>> Start Provided material

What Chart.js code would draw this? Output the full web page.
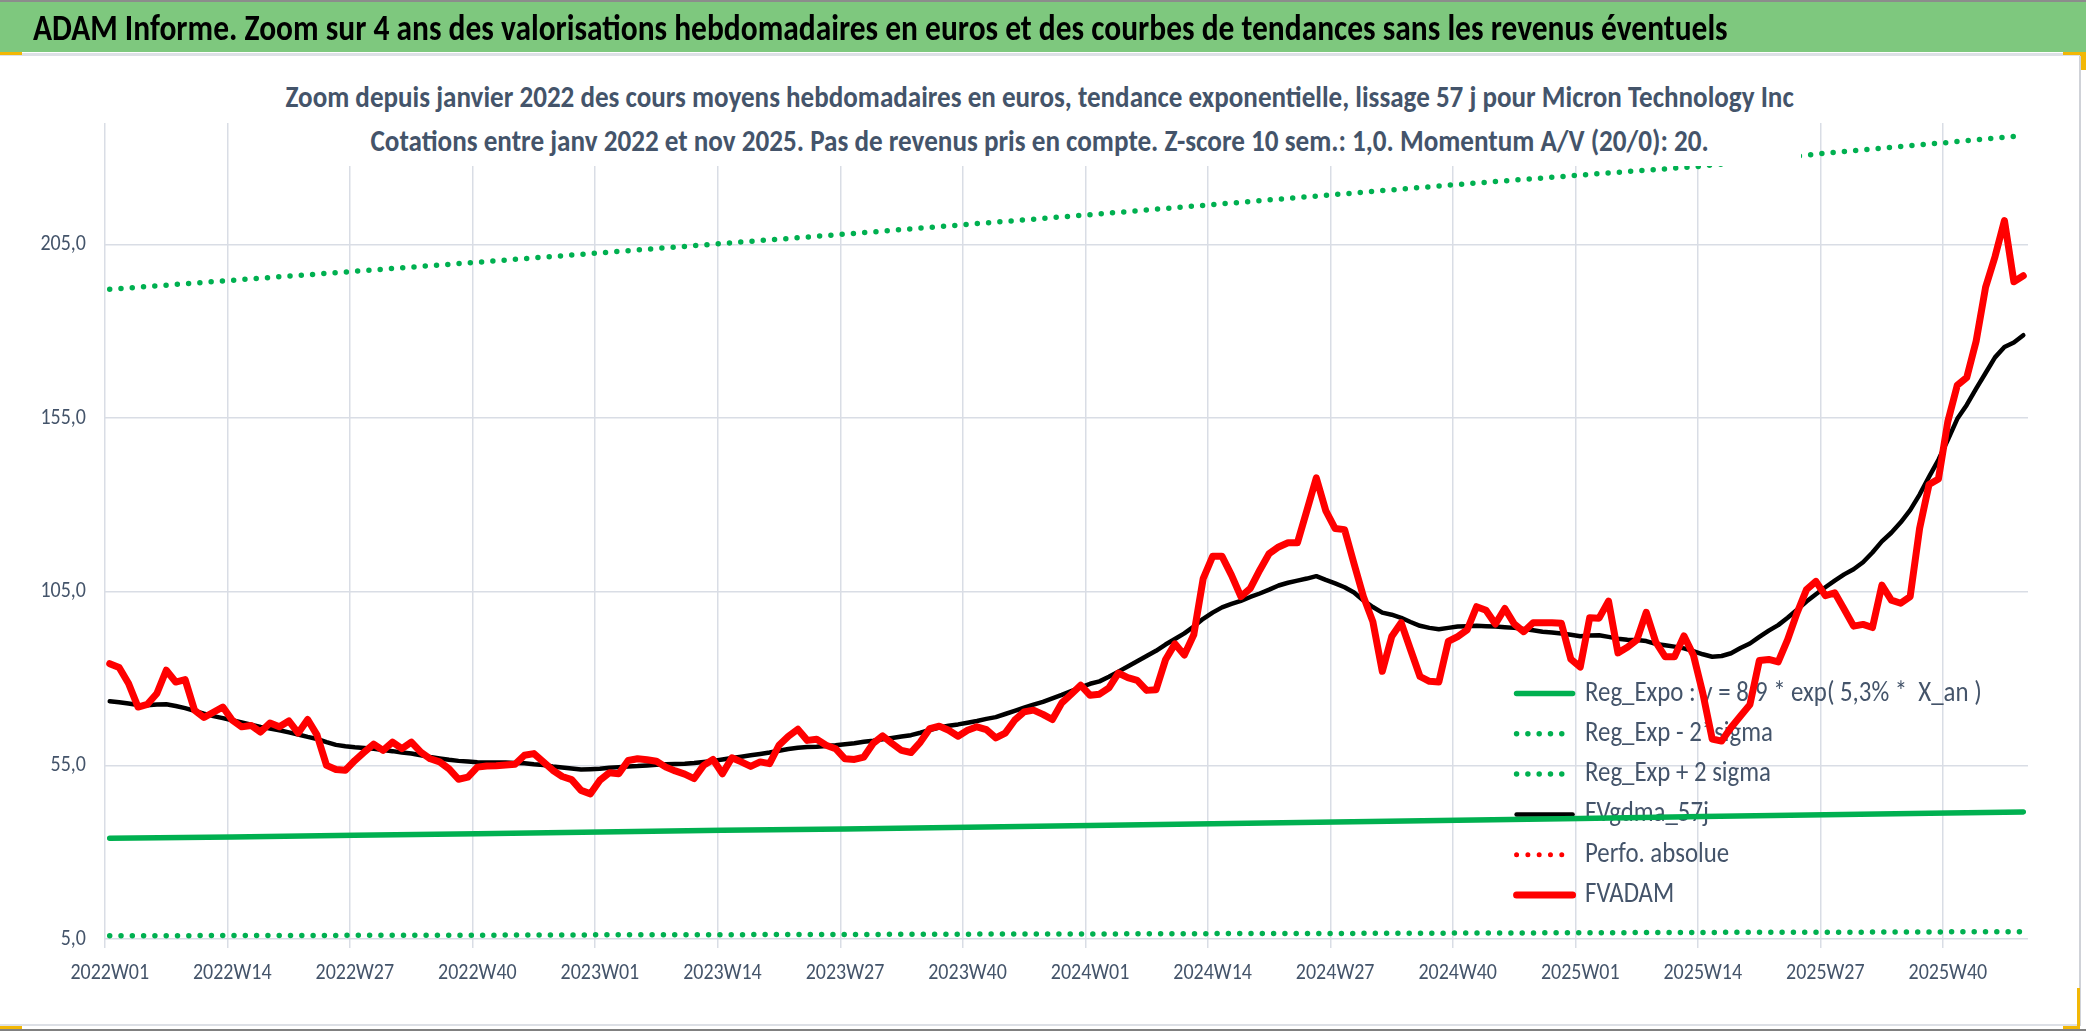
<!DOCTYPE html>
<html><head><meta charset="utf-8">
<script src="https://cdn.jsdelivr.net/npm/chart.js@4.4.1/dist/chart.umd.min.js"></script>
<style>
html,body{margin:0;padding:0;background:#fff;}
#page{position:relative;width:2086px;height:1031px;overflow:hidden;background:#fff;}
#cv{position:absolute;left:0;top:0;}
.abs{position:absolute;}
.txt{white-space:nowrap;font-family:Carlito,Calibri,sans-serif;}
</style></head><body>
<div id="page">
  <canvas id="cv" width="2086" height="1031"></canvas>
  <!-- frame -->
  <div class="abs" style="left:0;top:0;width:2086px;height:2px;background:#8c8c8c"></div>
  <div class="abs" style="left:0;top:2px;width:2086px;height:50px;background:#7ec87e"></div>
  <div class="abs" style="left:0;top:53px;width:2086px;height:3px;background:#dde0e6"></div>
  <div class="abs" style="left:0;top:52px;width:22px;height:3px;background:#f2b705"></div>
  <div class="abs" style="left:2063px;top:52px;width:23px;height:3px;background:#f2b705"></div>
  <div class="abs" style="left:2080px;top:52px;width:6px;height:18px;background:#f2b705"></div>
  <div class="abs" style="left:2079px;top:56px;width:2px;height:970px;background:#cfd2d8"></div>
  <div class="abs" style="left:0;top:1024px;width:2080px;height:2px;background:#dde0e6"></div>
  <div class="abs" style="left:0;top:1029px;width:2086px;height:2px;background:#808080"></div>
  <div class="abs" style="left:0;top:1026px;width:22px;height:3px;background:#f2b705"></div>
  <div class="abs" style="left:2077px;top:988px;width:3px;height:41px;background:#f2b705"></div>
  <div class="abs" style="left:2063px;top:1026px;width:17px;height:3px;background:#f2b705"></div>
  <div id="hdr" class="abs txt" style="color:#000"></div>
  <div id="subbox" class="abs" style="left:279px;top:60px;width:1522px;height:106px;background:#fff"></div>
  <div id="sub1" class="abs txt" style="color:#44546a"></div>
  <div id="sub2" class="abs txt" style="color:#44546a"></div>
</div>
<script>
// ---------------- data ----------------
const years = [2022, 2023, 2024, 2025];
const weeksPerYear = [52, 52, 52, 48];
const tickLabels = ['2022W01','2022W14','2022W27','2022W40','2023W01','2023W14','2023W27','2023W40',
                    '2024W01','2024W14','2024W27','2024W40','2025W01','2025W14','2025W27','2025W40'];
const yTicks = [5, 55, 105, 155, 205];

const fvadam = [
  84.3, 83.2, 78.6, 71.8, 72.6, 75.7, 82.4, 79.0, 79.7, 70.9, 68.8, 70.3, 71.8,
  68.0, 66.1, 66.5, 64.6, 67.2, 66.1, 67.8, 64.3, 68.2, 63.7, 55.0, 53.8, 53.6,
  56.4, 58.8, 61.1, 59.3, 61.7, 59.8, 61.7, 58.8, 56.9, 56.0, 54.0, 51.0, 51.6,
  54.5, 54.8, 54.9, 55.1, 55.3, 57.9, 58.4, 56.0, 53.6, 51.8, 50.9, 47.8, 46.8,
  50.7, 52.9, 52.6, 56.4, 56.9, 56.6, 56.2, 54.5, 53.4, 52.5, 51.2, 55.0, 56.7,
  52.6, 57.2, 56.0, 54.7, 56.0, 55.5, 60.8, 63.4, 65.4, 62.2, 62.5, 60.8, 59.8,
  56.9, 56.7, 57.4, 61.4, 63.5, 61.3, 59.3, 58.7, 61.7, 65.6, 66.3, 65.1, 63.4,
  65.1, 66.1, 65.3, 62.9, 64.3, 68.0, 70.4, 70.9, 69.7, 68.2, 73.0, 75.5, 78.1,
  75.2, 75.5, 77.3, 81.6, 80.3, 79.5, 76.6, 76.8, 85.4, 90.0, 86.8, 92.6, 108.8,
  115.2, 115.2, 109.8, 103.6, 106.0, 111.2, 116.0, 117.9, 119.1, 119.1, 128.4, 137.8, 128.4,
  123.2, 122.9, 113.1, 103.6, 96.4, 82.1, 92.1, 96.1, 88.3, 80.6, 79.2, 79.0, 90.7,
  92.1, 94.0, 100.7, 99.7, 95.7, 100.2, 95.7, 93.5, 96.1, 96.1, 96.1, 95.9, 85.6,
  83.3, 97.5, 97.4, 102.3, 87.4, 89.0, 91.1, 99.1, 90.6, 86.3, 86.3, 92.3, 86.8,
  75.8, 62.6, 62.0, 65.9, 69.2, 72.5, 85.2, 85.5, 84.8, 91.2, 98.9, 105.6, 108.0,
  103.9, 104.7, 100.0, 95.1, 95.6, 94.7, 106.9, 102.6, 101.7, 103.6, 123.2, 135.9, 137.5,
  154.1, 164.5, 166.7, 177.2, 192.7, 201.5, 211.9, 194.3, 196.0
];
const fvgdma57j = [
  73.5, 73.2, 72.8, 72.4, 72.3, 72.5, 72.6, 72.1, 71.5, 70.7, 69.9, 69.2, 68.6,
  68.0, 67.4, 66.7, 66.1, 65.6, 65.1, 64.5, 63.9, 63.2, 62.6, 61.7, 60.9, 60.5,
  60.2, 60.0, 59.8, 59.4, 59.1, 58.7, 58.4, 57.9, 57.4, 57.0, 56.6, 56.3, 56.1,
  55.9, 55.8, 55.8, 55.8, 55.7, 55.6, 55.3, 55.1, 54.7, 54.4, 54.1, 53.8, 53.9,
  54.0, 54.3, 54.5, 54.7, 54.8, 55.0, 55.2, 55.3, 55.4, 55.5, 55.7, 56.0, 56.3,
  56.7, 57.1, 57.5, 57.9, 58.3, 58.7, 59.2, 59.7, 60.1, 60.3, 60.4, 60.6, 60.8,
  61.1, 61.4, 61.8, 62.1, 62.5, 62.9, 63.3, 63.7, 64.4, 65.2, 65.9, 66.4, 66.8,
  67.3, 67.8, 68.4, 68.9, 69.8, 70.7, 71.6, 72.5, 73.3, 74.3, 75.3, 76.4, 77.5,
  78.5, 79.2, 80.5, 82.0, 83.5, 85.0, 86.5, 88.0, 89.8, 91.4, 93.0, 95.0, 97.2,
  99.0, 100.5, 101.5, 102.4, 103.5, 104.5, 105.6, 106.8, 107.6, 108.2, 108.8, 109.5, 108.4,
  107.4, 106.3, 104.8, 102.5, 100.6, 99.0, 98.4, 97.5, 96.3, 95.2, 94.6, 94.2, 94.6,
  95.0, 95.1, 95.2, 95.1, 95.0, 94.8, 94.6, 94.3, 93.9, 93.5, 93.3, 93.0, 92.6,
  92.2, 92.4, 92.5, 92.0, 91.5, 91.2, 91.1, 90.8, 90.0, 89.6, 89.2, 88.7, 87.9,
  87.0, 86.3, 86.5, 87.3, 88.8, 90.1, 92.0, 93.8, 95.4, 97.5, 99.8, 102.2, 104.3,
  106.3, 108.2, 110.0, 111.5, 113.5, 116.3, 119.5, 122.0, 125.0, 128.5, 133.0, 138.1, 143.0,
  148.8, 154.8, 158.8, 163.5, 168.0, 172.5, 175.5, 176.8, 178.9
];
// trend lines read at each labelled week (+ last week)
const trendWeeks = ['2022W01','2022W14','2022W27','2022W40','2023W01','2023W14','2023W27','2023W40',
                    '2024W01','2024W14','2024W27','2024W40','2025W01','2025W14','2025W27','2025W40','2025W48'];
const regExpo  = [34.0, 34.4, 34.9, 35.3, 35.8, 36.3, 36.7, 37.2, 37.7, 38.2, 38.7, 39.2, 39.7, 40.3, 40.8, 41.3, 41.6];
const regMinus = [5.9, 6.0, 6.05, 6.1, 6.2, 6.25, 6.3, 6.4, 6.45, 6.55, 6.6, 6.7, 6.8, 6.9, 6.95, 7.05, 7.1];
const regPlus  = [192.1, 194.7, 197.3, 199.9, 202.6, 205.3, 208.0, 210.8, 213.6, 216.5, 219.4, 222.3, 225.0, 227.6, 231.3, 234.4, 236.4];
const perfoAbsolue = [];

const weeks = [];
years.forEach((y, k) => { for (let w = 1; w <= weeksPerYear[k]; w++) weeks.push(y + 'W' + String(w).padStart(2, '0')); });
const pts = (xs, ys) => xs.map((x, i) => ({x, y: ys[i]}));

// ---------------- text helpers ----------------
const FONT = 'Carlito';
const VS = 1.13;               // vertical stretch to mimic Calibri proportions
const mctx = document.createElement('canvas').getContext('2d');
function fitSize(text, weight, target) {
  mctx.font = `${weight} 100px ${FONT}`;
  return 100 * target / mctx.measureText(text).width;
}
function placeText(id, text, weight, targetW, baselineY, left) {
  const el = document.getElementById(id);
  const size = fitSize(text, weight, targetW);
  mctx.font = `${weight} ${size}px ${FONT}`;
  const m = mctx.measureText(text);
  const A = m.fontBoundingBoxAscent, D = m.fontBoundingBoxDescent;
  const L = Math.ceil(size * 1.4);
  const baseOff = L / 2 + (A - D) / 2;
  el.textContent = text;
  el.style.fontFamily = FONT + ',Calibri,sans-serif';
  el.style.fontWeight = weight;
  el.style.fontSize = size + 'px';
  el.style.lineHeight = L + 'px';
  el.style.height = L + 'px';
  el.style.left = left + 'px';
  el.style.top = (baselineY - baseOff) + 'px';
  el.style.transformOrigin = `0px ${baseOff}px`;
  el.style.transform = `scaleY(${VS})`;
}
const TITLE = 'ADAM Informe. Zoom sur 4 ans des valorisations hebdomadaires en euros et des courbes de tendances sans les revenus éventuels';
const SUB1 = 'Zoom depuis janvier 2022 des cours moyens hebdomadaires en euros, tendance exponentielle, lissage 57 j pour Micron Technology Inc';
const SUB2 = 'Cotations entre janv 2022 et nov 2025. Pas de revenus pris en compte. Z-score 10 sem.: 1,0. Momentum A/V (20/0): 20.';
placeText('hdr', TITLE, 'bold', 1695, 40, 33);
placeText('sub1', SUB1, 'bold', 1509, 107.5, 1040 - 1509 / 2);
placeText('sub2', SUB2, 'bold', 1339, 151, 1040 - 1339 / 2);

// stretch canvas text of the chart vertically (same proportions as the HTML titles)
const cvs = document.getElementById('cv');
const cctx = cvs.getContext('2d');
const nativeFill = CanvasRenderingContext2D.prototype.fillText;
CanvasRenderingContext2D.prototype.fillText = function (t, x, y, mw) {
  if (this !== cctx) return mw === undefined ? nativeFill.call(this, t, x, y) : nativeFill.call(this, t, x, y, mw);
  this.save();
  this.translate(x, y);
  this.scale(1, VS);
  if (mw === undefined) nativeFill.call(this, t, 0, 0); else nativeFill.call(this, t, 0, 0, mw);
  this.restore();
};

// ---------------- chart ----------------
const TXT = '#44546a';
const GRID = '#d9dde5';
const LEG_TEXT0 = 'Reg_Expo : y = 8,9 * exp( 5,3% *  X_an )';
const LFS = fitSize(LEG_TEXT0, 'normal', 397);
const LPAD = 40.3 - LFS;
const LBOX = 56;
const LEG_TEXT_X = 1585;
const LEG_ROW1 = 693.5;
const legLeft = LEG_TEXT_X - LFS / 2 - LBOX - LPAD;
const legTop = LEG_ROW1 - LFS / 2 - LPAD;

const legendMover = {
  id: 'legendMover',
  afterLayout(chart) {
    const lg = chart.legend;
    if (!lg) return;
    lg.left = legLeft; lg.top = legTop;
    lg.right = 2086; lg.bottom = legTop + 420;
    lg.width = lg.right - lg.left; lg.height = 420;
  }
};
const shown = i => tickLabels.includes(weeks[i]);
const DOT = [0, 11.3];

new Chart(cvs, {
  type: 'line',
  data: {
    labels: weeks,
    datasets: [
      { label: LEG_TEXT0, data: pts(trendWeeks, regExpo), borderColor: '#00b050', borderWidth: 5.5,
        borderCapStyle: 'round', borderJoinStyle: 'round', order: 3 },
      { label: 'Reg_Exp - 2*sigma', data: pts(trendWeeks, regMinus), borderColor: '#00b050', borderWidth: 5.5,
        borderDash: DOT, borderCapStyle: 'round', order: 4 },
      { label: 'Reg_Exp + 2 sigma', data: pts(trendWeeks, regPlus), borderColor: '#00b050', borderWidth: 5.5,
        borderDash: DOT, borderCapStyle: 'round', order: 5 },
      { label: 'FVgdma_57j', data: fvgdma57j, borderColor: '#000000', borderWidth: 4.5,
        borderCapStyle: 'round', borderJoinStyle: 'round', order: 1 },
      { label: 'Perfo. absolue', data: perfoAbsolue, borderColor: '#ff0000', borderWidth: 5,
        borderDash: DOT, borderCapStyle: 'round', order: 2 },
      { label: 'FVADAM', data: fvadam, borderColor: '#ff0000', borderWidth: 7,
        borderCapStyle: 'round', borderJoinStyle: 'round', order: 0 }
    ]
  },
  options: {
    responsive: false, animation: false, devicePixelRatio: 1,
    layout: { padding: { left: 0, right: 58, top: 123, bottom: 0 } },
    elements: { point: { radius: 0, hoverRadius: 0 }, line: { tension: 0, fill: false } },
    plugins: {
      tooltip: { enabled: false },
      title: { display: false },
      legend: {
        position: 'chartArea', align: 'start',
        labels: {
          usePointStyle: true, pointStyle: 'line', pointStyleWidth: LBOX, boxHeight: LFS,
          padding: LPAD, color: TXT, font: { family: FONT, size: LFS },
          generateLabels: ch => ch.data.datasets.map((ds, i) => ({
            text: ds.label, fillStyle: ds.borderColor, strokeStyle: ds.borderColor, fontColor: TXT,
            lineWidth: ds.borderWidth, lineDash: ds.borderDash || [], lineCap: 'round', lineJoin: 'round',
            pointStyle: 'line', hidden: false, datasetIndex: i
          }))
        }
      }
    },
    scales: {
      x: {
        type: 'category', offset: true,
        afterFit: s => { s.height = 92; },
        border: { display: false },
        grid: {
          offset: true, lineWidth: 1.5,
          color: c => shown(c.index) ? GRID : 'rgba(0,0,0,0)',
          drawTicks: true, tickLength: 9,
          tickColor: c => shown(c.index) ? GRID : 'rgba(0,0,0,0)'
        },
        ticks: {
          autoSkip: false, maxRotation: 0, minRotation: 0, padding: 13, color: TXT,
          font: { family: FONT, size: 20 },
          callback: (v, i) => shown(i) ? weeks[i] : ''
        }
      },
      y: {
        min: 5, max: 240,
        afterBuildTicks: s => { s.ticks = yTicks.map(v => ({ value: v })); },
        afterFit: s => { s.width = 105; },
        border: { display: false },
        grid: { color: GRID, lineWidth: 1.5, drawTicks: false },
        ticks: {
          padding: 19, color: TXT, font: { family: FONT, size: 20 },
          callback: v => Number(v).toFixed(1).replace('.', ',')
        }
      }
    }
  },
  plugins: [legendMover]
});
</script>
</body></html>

>> End Provided material

Requirements: Reproduce every line of the listing above in which the string "page" appears.

Task solution:
What Chart.js code would draw this? Output the full web page.
#page{position:relative;width:2086px;height:1031px;overflow:hidden;background:#fff;}
<div id="page">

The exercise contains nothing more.